In Bullet Proof, a generic anti-hero is pursued by a generic villain, along with his generic goons, through a series of generic chase and action sequences. Cooper Bibaud and Danny Mac's screenplay doesn't have an original idea in its head.

In a way, this movie doesn't have to possess anything unique about it. After all, the chase and the attitude the movie projects while going through the motions of that simple plot amount to the whole point. Apart from a couple performances, though, even that attitude is lacking here.

The plot revolves around an unnamed thief, played by director James C. Clayton with the same level of general disinterest that he brings to the filmmaking. The thief is in the process of stealing a bag of cash from a junkyard that's a base of operations for Temple (Vinnie Jones), a ruthless crime boss, when he's spotted by the gangster's henchmen. This isn't the last scene to take place in a junkyard, by the way, so there's at least some consistency in how the movie embraces the cheapness of its production and storytelling.

After some shooting and fast driving through the yard, the thief believes he's free and clear, but along the highway, he hears something in the trunk of the henchman's car he has commandeered. Upon popping the trunk, the thief discovers Mia (Lina Lecompte), Temple's pregnant wife, who is trying to run away from her husband. Despite his plans to catch a flight out of the country with his stolen retirement fun, our protagonist decides to help Mia in her escape efforts.

That's the full extent of the plot, which occasionally stops for the runaways to bicker and briefly bond, for Temple and his henchmen—mainly the sociopathic Skinny (played by screenwriter Mac), who has a thing for torture, and the slightly less psychotic the Frenchman (Janvier Katabarwa), who just murders his targets—to show off how villainous they are, and for those action sequences, which become predictable and repetitive quite quickly.

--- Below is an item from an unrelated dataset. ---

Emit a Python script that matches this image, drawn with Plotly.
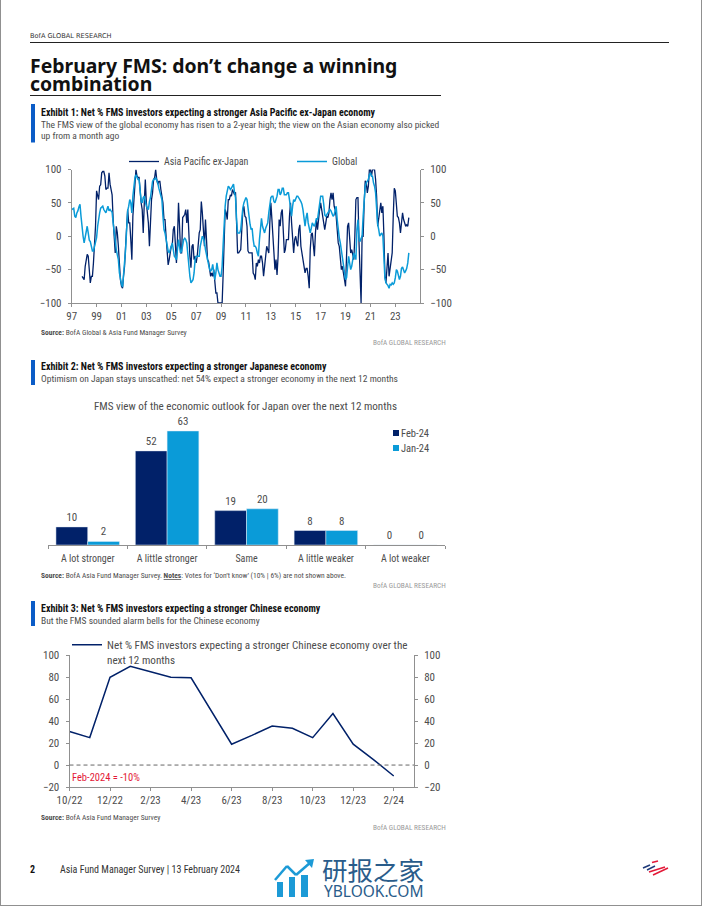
import plotly.graph_objects as go
import pandas as pd

W, H = 702, 907
NAVY = "#012169"
LIGHT = "#0A9BD8"
GRAY = "#909090"
TXT = "#4d4d4d"
BODY = "Roboto Condensed"

# ---- Exhibit 1 (monthly from Jan 1997)
global_view = [40,41,42,30,28,35,38,44,48,30,8,0,-10,0,10,15,5,-6,-8,-15,-22,-22,-15,-5,
 -2,15,28,35,42,44,45,40,38,35,40,45,38,40,38,36,20,5,-5,-20,-28,-35,-55,-65,
 -72,-76,-60,-45,-20,10,38,45,55,50,35,60,80,88,92,88,85,85,70,52,50,58,60,52,
 45,42,40,52,58,70,82,85,85,88,85,80,72,66,60,55,30,10,5,-5,-15,-22,-25,-20,
 -15,-10,-20,-30,-32,-35,-20,-5,-15,-25,-22,-12,-5,-3,-5,-10,-30,-40,-60,-70,-68,-65,-55,-35,
 -30,-30,-30,-30,-15,-5,0,-3,-8,-20,-28,-35,-45,-50,-52,-50,-42,-60,-65,-55,-40,-50,-55,-60,
 -60,-45,-15,20,45,60,68,75,73,70,72,76,78,65,58,25,5,5,5,10,30,42,50,55,
 58,55,40,25,18,10,12,-5,-15,-15,-18,-25,-30,-5,15,27,15,8,5,12,15,20,35,50,
 58,60,60,52,50,55,60,70,70,62,65,72,72,62,62,62,65,65,55,40,30,45,55,52,
 55,60,60,58,55,52,48,40,25,15,28,35,20,8,5,12,20,17,15,20,27,25,40,52,
 60,60,60,48,32,30,33,35,37,40,38,35,30,32,38,45,25,8,-2,-10,-22,-35,-48,-55,
 -65,-62,-40,-30,-40,-50,-45,-35,-25,-30,-35,10,25,-5,-8,-3,0,30,60,75,80,82,85,92,
 95,90,90,80,75,65,40,18,10,0,3,5,0,-30,-62,-70,-72,-74,-78,-72,-73,-70,-72,-70,
 -62,-50,-52,-62,-65,-60,-48,-46,-50,-55,-52,-48,-40,-25]

apac_view = [None]*10 + [-60,-62,-65,-45,-32,-27,-30,-55,-70,-60,-60,-40,-15,15,
 68,58,55,75,77,95,97,97,90,70,72,72,95,78,68,62,25,0,-25,15,5,-15,-50,-65,
 -75,-78,-60,-45,-15,20,40,20,20,-5,-35,30,60,85,100,90,88,88,65,50,40,5,50,85,
 50,30,20,-15,30,55,65,85,88,100,85,78,82,82,70,60,50,25,25,0,-20,-43,-35,-20,
 -15,-12,10,15,-10,-40,-5,50,15,-25,-25,28,30,33,40,20,40,0,-30,-47,-15,-12,-35,-30,
 -40,-30,-10,5,10,52,35,10,-15,25,-15,-35,-38,-55,-60,-55,-60,-50,-75,-85,-85,-100,-100,-100,
 -100,-100,-60,-10,40,35,25,55,55,62,60,70,65,62,66,20,-25,-25,-22,-20,10,38,45,30,
 28,15,-22,-25,-25,-25,-25,-55,-58,-65,-40,-45,-35,-40,-30,-30,-40,-60,-45,-30,-15,-20,-25,20,
 50,25,0,-15,-50,-35,-58,-30,25,15,35,40,15,-25,-20,-5,-5,-5,30,50,20,-10,-25,-5,
 0,-10,-15,10,17,-15,-25,-28,-45,-55,-48,-48,-60,-78,-20,3,5,-10,-30,5,25,10,30,40,
 50,40,30,25,10,20,30,28,35,55,65,55,65,45,40,30,0,-10,-15,-40,-50,-45,-60,-65,
 -75,-25,15,20,-5,-25,-20,-30,-35,0,55,58,58,-10,-60,-100,0,0,50,83,80,65,75,100,
 100,90,100,100,100,85,60,15,25,40,50,35,45,0,-60,-70,-45,-25,-60,-50,-40,-25,30,72,
 68,50,30,28,20,5,20,35,25,18,15,17,15,28]

months = pd.date_range("1997-01-01", periods=len(global_view), freq="MS")

# ---- Exhibit 2
japan_categories = ["A lot stronger", "A little stronger", "Same", "A little weaker", "A lot weaker"]
feb24 = [10, 52, 19, 8, 0]
jan24 = [2, 63, 20, 8, 0]

# ---- Exhibit 3
china_months = ["10/22","11/22","12/22","1/23","2/23","3/23","4/23","5/23","6/23","7/23",
                "8/23","9/23","10/23","11/23","12/23","1/24","2/24"]
china_view = [30.5,25,80,90,85,80,79.5,49,19,27,35.5,33.5,25,47,19,5,-10]

def X(p): return p / W
def Y(p): return 1 - p / H

fig = go.Figure()

fig.add_trace(go.Scatter(x=months, y=apac_view, name="Asia Pacific ex-Japan", mode="lines",
    line=dict(color=NAVY, width=1.3), legend="legend", xaxis="x", yaxis="y"))
fig.add_trace(go.Scatter(x=months, y=global_view, name="Global", mode="lines",
    line=dict(color=LIGHT, width=1.5), legend="legend", xaxis="x", yaxis="y"))
fig.add_trace(go.Scatter(x=[], y=[], showlegend=False, xaxis="x", yaxis="y2"))

lblfont = dict(family=BODY, size=11, color=TXT)
fig.add_trace(go.Bar(x=japan_categories, y=feb24, name="Feb-24", marker_color=NAVY, text=feb24,
    textposition="outside", textfont=lblfont, cliponaxis=False, showlegend=False, xaxis="x3", yaxis="y3"))
fig.add_trace(go.Bar(x=japan_categories, y=jan24, name="Jan-24", marker_color=LIGHT, text=jan24,
    textposition="outside", textfont=lblfont, cliponaxis=False, showlegend=False, xaxis="x3", yaxis="y3"))

fig.add_trace(go.Scatter(x=china_months, y=china_view, mode="lines",
    name="Net % FMS investors expecting a stronger Chinese economy over the<br>next 12 months",
    line=dict(color=NAVY, width=1.5), legend="legend3", xaxis="x5", yaxis="y5"))
fig.add_trace(go.Scatter(x=[], y=[], showlegend=False, xaxis="x5", yaxis="y6"))

tick = dict(family=BODY, size=11, color=TXT)
axc = dict(showgrid=False, zeroline=False, showline=True, linecolor=GRAY, linewidth=1,
           ticks="outside", ticklen=3, tickcolor=GRAY, tickfont=tick)
ayc = dict(axc, ticklabelstandoff=4)
dom1x = [X(71.7), X(420)]; dom1y = [Y(303), Y(169.5)]
dom3x = [X(69.5), X(414)]; dom3y = [Y(787), Y(655.3)]

fig.update_layout(
    width=W, height=H, margin=dict(l=0, r=0, t=0, b=0, autoexpand=False), autosize=False,
    paper_bgcolor="white", plot_bgcolor="white", showlegend=True,
    font=dict(family=BODY, color=TXT), barmode="group", bargap=0.2, bargroupgap=0,
    xaxis=dict(axc, domain=dom1x, anchor="y", type="date", range=["1997-01-01", "2024-12-25"],
               dtick="M24", tick0="1997-01-01", tickformat="%y"),
    yaxis=dict(ayc, domain=dom1y, anchor="x", range=[-100, 100], dtick=50),
    yaxis2=dict(ayc, domain=dom1y, anchor="x", overlaying="y", side="right", range=[-100, 100], dtick=50),
    xaxis3=dict(domain=[X(48), X(445)], anchor="y3", type="category", showgrid=False, zeroline=False,
                showline=True, linecolor=GRAY, ticks="outside", tickson="boundaries", ticklen=3,
                tickcolor=GRAY, ticklabelstandoff=4, tickfont=dict(family=BODY, size=10, color=TXT)),
    yaxis3=dict(domain=[Y(545), Y(425)], anchor="x3", range=[0, 66.3], visible=False),
    xaxis5=dict(axc, domain=dom3x, anchor="y5", type="category", categoryorder="array",
                categoryarray=china_months, range=[0, 17], dtick=2, tick0=0),
    yaxis5=dict(ayc, domain=dom3y, anchor="x5", range=[-20, 100], dtick=20),
    yaxis6=dict(ayc, domain=dom3y, anchor="x5", overlaying="y5", side="right", range=[-20, 100], dtick=20),
    legend=dict(orientation="h", x=X(124), y=Y(147), xanchor="left", yanchor="top",
                entrywidth=123, entrywidthmode="pixels", font=dict(family=BODY, size=10, color=TXT),
                bgcolor="rgba(0,0,0,0)", itemwidth=30, tracegroupgap=0),
    legend3=dict(orientation="v", x=X(67), y=Y(631), xanchor="left", yanchor="top", valign="top",
                 font=dict(family=BODY, size=11.15, color=TXT), bgcolor="rgba(0,0,0,0)", itemwidth=30),
)

def note(x, y, text, size=10, color=TXT, family=BODY, anchor="left"):
    fig.add_annotation(x=X(x), y=Y(y), xref="paper", yref="paper", text=text, showarrow=False,
                       xanchor=anchor, yanchor="middle", align=anchor,
                       font=dict(family=family, size=size, color=color), borderpad=0, borderwidth=0)

BLACK = "#111111"
note(30, 35.5, "BofA GLOBAL RESEARCH", 6.6, "#333333", "DejaVu Sans")
note(30, 65.5, "<b>February FMS: don’t change a winning</b>", 19.4, BLACK, "Noto Sans")
note(30, 83.5, "<b>combination</b>", 19.4, BLACK, "Noto Sans")

note(41, 112, "<b>Exhibit 1: Net % FMS investors expecting a stronger Asia Pacific ex-Japan economy</b>", 10, BLACK)
note(41, 124.5, "The FMS view of the global economy has risen to a 2-year high; the view on the Asian economy also picked", 9.5)
note(41, 136, "up from a month ago", 9.5)
note(41, 332.5, "<b>Source:</b> BofA Global & Asia Fund Manager Survey", 7.5)
note(446, 343, "BofA GLOBAL RESEARCH", 7.3, "#9a9a9a", anchor="right")

note(41, 366, "<b>Exhibit 2: Net % FMS investors expecting a stronger Japanese economy</b>", 10, BLACK)
note(41, 379, "Optimism on Japan stays unscathed: net 54% expect a stronger economy in the next 12 months", 9.5)
note(245, 406, "FMS view of the economic outlook for Japan over the next 12 months", 11.1, anchor="center")
note(401, 433, "Feb-24", 10.5)
note(401, 448, "Jan-24", 10.5)
note(41, 575, "<b>Source:</b> BofA Asia Fund Manager Survey. <b><u>Notes</u></b>: Votes for ‘Don’t know’ (10% | 6%) are not shown above.", 7.5)
note(446, 585, "BofA GLOBAL RESEARCH", 7.3, "#9a9a9a", anchor="right")

note(41, 608, "<b>Exhibit 3: Net % FMS investors expecting a stronger Chinese economy</b>", 10, BLACK)
note(41, 620, "But the FMS sounded alarm bells for the Chinese economy", 9.5)
note(72, 777, "Feb-2024 = -10%", 10.5, "#E31837")
note(41, 817, "<b>Source:</b> BofA Asia Fund Manager Survey", 7.5)
note(446, 827, "BofA GLOBAL RESEARCH", 7.3, "#9a9a9a", anchor="right")

note(30, 869.5, "<b>2</b>", 10, BLACK)
note(60, 869.5, "Asia Fund Manager Survey | 13 February 2024", 10, "#333333")
note(322, 868, "研报之家", 25.5, "#2A5C8A", "Noto Sans CJK SC")
note(324, 891, "YBLOOK.COM", 15.5, "#2A5C8A", "Noto Sans")

shapes = []
def rect(x0, y0, x1, y1, color):
    shapes.append(dict(type="rect", xref="paper", yref="paper", x0=X(x0), x1=X(x1), y0=Y(y0), y1=Y(y1),
                       fillcolor=color, line_width=0, layer="below"))
def line(x0, y0, x1, y1, color, width=1, dash="solid"):
    shapes.append(dict(type="line", xref="paper", yref="paper", x0=X(x0), x1=X(x1), y0=Y(y0), y1=Y(y1),
                       line=dict(color=color, width=width, dash=dash)))

line(0.5, 0, 0.5, 906, GRAY, 1); line(0, 905.5, 702, 905.5, GRAY, 1); line(701.5, 0, 701.5, 906, GRAY, 1)
line(30, 42.5, 669, 42.5, "#222222", 1)
line(30, 95.5, 441, 95.5, "#222222", 1.2)
rect(31, 104, 35, 142.5, "#0B5CC7")
rect(31, 360, 35, 385, "#0B5CC7")
rect(31, 601, 35, 626, "#0B5CC7")
rect(393, 430, 399, 436, NAVY)
rect(393, 445, 399, 451, LIGHT)
shapes.append(dict(type="line", xref="paper", yref="y5", x0=dom3x[0], x1=dom3x[1], y0=0, y1=0,
                   line=dict(color="#666666", width=1, dash="4px,3px")))
# watermark icon
rect(277, 882, 283, 897, "#1C9AD6"); rect(289, 877, 295, 897, "#1C9AD6"); rect(301, 875, 308, 897, "#1C9AD6")
line(275, 880, 287, 866, "#1C9AD6", 2.5); line(287, 866, 296, 875, "#1C9AD6", 2.5); line(296, 875, 311, 862, "#1C9AD6", 2.5)
shapes.append(dict(type="path", xref="paper", yref="paper", fillcolor="#1C9AD6", line_width=0,
                   path=f"M {X(305)} {Y(860)} L {X(314)} {Y(859)} L {X(312)} {Y(868)} Z"))
# bank logo
line(643, 868, 650, 865, "#1F3A7A", 1.5); line(647, 870, 655, 866, "#1F3A7A", 1.5)
line(652, 862.5, 658, 861, "#E31837", 1.5); line(649, 872, 665, 867, "#E31837", 1.5); line(653, 875, 668, 868, "#E31837", 1.5)
fig.update_layout(shapes=shapes)

fig.write_html("out.html", config=dict(displayModeBar=False),
               post_script="document.body.style.margin='0';document.body.style.overflow='hidden';")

There's little inspiration to the staging or editing of those scenes, apart from a couple of throwaway gags related timing (The thief, for example, adjusts a rear-view mirror just before a goon takes a shot at him).

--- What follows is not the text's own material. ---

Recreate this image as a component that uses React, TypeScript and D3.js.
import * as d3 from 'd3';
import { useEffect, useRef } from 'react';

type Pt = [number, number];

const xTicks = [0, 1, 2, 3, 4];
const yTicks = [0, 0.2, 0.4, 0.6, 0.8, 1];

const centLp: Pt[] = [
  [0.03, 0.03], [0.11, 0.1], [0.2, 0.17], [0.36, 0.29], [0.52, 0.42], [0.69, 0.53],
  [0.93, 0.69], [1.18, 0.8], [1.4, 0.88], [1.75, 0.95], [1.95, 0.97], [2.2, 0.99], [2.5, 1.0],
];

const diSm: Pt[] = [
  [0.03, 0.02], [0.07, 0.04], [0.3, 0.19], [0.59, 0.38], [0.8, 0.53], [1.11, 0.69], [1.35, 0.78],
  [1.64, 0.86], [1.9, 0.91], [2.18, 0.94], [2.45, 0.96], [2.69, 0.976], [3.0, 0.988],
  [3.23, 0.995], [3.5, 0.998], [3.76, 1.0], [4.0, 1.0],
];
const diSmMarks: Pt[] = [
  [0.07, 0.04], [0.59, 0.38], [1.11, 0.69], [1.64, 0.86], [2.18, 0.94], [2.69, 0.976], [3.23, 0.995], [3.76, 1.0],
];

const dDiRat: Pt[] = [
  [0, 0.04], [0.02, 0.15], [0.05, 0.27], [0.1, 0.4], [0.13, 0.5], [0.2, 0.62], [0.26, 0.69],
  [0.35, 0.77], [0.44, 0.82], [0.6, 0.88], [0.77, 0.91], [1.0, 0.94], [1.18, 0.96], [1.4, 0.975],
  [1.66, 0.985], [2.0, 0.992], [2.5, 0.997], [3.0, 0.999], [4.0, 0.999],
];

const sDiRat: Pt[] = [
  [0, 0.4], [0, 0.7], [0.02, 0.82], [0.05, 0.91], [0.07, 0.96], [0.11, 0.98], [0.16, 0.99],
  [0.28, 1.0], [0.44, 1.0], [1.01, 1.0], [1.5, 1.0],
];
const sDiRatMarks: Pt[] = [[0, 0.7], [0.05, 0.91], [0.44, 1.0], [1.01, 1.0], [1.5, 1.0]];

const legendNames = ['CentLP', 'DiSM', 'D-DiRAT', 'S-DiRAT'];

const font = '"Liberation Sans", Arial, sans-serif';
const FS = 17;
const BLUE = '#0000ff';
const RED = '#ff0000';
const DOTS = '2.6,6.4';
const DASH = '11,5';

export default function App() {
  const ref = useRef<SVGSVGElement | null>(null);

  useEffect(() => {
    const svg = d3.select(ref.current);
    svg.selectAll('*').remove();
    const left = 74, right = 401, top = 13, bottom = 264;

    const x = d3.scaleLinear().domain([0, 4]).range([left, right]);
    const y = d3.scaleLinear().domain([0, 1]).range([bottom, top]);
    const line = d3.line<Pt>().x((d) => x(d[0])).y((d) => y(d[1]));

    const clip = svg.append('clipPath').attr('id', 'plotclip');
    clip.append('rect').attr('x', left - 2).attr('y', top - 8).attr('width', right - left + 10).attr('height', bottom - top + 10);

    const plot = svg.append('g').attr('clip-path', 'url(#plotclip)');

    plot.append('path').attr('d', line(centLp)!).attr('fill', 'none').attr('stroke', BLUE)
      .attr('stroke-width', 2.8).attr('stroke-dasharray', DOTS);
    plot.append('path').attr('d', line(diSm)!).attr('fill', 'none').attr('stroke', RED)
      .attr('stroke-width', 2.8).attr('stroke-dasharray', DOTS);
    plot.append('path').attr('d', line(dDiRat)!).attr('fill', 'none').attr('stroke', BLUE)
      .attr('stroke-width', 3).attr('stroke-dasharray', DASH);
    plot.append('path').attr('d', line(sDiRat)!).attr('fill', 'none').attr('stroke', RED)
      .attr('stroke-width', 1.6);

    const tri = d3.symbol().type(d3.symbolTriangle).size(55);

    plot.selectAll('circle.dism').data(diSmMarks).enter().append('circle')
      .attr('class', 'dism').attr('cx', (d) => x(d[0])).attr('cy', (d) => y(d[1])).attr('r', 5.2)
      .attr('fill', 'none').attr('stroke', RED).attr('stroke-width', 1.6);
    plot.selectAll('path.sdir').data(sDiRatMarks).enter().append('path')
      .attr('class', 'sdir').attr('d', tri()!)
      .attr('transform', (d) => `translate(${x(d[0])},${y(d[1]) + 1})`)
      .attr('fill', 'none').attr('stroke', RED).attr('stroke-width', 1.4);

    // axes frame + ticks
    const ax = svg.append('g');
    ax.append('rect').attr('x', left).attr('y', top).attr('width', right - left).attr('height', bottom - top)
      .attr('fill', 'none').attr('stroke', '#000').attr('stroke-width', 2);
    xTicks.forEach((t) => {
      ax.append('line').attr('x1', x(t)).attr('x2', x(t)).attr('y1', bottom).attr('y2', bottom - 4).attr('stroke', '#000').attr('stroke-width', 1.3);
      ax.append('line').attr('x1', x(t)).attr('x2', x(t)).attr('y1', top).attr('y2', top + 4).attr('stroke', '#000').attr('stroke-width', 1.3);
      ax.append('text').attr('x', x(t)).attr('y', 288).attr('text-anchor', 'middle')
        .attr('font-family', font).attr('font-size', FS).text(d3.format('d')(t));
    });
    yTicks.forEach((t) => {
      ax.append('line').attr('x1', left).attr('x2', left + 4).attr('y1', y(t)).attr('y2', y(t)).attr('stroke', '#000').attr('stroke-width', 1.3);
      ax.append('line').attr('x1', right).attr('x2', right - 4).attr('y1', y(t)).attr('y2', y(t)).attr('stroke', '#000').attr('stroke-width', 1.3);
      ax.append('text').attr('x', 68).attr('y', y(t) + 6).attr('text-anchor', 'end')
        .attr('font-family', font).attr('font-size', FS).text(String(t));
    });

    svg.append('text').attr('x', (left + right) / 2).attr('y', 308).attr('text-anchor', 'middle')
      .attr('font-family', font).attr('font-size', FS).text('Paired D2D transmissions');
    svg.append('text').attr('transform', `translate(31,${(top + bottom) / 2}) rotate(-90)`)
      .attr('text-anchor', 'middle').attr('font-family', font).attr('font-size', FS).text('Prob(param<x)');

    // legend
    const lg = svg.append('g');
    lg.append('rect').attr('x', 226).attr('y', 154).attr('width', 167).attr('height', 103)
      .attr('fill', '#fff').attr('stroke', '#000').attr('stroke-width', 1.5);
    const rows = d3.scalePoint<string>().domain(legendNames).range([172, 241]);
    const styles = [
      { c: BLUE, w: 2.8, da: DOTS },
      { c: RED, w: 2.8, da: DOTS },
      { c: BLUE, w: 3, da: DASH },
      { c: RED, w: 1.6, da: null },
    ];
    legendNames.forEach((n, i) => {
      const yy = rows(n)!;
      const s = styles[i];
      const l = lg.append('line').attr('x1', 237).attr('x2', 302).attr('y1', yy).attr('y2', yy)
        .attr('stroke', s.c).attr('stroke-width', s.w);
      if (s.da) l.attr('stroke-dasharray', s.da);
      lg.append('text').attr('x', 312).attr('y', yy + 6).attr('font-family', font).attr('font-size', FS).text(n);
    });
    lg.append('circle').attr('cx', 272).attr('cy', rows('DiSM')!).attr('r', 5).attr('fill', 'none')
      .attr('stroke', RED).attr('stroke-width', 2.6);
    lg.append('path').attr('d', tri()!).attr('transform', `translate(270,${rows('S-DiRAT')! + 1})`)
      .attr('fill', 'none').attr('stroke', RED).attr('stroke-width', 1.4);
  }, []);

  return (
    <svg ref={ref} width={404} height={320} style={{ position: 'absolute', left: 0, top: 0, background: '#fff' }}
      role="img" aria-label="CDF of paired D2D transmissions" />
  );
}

For a couple quick positives, Lecompte has some pluck that makes her character a bit more than a distressed damsel (although it's a bit off-putting how often Mia lets our sort-of hero use her as a human shield). Meanwhile, Jones—who receives top billing, despite having about as much screen time as Temple's various hoodlums—is effectively imposing as the seemingly unstoppable threat.

The plot of Bullet Proof moves at a clip for the most part, which is more a benefit for us than it is a virtue of Clayton's filmmaking. When a story is as thin as it is here, brevity just comes with the territory, after all.